Goal of the exercise: Transcribe the listing below from its opening line up to and including the line that contains "const metals = ['Cr', 'Ni', 'Cu', 'As', 'Cd', 'Pb'];"; reproduce nothing else.

Data shown:
START

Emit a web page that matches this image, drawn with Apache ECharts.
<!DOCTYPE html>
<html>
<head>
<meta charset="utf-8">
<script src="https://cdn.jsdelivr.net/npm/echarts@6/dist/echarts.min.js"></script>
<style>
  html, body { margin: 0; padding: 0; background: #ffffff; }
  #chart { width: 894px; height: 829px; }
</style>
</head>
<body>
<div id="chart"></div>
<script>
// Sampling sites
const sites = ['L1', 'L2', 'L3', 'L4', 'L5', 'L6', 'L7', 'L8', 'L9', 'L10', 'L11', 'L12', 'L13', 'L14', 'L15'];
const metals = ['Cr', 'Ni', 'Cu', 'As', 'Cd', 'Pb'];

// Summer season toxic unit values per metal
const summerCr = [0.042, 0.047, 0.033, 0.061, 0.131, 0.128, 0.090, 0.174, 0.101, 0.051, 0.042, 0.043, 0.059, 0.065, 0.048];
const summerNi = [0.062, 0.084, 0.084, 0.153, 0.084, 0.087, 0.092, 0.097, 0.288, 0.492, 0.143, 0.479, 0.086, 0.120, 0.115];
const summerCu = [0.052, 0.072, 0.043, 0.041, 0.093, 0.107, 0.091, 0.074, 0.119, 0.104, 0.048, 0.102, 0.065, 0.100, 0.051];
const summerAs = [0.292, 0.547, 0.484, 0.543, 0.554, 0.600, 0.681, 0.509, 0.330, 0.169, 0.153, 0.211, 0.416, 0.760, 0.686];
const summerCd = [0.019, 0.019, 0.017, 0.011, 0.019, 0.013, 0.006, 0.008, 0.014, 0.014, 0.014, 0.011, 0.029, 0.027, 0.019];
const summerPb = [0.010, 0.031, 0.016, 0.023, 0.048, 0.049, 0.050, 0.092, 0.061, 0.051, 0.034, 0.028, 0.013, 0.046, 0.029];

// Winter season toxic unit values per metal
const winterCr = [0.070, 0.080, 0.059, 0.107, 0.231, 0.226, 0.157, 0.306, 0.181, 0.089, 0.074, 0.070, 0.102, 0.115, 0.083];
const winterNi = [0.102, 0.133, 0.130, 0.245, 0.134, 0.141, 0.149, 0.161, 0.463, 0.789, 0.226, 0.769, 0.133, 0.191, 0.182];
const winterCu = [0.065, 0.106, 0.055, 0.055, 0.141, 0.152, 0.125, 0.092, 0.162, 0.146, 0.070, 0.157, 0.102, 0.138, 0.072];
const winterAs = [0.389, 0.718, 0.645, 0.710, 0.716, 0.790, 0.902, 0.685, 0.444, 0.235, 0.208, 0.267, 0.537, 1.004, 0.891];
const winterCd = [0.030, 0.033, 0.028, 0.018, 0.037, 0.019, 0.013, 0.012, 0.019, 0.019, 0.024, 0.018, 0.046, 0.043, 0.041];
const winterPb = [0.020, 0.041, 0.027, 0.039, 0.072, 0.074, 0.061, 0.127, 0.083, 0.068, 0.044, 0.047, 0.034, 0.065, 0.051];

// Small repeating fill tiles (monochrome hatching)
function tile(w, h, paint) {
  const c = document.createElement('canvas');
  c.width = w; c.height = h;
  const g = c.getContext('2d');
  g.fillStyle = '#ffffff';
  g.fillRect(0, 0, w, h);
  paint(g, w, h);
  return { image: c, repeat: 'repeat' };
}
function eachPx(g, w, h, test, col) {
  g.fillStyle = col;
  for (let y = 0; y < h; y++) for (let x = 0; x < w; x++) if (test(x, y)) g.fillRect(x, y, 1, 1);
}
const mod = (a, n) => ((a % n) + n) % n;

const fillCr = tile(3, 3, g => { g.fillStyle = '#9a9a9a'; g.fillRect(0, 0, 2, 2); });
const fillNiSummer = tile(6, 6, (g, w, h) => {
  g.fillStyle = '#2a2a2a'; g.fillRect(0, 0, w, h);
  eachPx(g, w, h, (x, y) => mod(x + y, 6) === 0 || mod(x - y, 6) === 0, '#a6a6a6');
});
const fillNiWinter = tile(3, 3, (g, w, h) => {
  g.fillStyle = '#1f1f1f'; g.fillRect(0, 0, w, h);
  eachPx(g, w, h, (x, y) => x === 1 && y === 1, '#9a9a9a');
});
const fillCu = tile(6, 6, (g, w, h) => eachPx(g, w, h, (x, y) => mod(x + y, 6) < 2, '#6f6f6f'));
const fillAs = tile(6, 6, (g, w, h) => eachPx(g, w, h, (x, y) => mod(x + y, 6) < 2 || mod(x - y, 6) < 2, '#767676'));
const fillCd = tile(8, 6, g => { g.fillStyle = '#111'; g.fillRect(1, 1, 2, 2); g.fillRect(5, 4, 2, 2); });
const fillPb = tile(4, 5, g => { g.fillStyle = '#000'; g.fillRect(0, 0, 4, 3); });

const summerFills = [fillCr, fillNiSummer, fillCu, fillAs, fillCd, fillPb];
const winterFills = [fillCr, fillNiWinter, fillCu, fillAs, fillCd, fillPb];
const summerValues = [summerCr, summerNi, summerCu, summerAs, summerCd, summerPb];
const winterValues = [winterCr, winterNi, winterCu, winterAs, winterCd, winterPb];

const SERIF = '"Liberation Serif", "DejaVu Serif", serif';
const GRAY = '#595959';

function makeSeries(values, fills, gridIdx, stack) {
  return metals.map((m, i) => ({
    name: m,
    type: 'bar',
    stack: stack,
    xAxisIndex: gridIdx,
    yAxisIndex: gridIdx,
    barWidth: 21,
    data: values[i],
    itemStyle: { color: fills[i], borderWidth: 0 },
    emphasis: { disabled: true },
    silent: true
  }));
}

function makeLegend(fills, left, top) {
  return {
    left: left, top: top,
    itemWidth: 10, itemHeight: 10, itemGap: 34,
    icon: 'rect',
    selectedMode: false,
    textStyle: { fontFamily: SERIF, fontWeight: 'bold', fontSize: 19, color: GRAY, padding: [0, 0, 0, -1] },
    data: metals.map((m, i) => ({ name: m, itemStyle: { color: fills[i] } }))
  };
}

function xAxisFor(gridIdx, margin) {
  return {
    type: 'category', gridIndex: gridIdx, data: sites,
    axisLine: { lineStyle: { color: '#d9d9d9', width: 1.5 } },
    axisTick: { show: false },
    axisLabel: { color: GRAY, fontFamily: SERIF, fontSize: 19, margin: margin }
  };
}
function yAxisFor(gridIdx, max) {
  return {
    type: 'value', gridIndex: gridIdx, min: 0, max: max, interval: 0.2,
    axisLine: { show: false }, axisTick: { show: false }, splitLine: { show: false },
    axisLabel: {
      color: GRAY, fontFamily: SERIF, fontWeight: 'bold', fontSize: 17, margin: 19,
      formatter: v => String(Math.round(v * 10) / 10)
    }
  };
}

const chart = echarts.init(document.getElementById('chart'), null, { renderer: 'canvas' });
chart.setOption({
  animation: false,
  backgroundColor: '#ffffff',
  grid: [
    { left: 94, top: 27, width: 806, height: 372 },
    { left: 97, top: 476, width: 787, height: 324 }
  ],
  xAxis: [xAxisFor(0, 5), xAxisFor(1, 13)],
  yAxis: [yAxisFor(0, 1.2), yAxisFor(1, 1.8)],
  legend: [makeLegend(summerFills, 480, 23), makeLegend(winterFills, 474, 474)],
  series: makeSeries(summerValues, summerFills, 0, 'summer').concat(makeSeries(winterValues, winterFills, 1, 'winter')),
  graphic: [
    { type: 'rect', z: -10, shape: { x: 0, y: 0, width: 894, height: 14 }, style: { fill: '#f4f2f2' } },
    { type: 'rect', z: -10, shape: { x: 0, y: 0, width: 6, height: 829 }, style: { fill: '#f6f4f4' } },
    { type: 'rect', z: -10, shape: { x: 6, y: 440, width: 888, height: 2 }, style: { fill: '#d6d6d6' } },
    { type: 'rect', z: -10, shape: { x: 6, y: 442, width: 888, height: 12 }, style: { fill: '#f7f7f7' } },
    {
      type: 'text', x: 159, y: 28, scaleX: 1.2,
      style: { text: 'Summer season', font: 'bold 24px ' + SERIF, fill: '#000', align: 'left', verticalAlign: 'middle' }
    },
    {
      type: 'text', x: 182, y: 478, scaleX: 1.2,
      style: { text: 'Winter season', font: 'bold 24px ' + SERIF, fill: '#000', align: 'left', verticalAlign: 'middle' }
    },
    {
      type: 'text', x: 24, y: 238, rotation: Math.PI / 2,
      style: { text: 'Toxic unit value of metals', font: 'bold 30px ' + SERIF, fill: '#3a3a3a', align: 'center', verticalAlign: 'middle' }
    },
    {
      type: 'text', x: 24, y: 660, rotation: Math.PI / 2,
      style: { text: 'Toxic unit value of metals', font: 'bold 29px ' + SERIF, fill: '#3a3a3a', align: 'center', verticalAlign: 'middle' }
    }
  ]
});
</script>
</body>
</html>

END

Answer to this problem:
Emit a web page that matches this image, drawn with Apache ECharts.
<!DOCTYPE html>
<html>
<head>
<meta charset="utf-8">
<script src="https://cdn.jsdelivr.net/npm/echarts@6/dist/echarts.min.js"></script>
<style>
  html, body { margin: 0; padding: 0; background: #ffffff; }
  #chart { width: 894px; height: 829px; }
</style>
</head>
<body>
<div id="chart"></div>
<script>
// Sampling sites
const sites = ['L1', 'L2', 'L3', 'L4', 'L5', 'L6', 'L7', 'L8', 'L9', 'L10', 'L11', 'L12', 'L13', 'L14', 'L15'];
const metals = ['Cr', 'Ni', 'Cu', 'As', 'Cd', 'Pb'];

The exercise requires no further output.